At the end of June, 1852, the drive and promenade on the north side of the Serpentine were widened and improved; whilst the old wooden railing was replaced by the iron rail now existing, in August of the same year. In March, 1854, the principal promenades were relaid with gravel, and the site of the exhibition of 1851, being entirely covered with grass, and no trace of the huge building left, was thrown open once more to the public. In September, 1855, at the close of the season, the Serpentine underwent a thorough revision, the holes in which many persons had lost their lives were filled up, and the bed of the pond levelled, whilst the various sewers which had so long run into it from Notting Hill to Bayswater were diverted into a different channel in the main road.

We have no evidence when free seats began in Hyde Park; they were probably in existence when the Park was first thrown open to the public; but we do know when the movable chairs, for which a charge was and is made, were introduced—in 1820, when some twenty or thirty were placed near Stanhope Gate. Sir Benjamin Hall, when Chief Commissioner of Works, provided free seats in plenty along the north side of Rotten Row; but when he was succeeded by Lord John Manners, the latter had them all removed early in 1859, and an abundance of chairs for hire was substituted in their place. This doubtless tended to make that lounging place more select, but a popular outcry was raised about it, and a few of the free seats were grudgingly reinstated. In 1859 the band stand was erected, since when most excellent music has been discoursed there, for the delectation of her Majesty’s lieges.

In The Times of July 30, 1864, is a letter complaining of the disgraceful state of Hyde Park—“where may be seen, every day, hordes of half dressed, filthy men and women, lying about in parties, and no doubt concocting midnight robberies. There appear to be police and park-keepers enough to prevent this, but they state they have no orders to remove them. The evil is increasing, and it is hardly safe to allow ladies and children, who are anxious to have their daily walks in Hyde Park without being disgusted at the proceedings practised there daily.”

That the state of the Park has not improved, especially on Sundays, or at night, see the correspondence on the subject in The Times, Sept. and Oct., 1895.

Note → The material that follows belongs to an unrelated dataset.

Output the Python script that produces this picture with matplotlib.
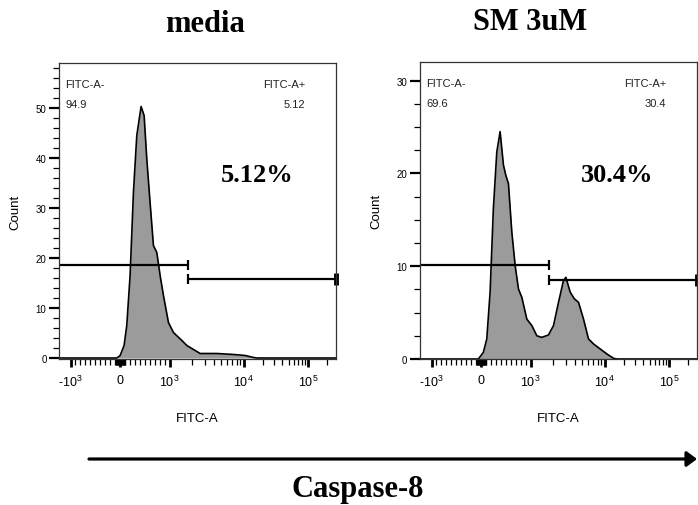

From this time to the present, there is little to chronicle of the Park, except that in 1877 a three-storied villa containing some thirteen rooms was erected in the Park, as a residence for the head gardener, at the expense of Mr. Albert Grant, in lieu of a lodge in Kensington Gardens, which was demolished, by permission, because it interfered with an uninterrupted view of the Gardens from Kensington House, which Mr. Grant was then building at a fabulous cost, for his residence, but which was pulled down before it was ever inhabited. Of course there have been, and are still, grumbles, but they are about trifles—and, as a rule, the Park is very well kept, there being a shade of partiality towards the south side, in preference to the north, as anyone can see who draws an imaginary line from the middle of Park Lane to the centre of Kensington Gardens.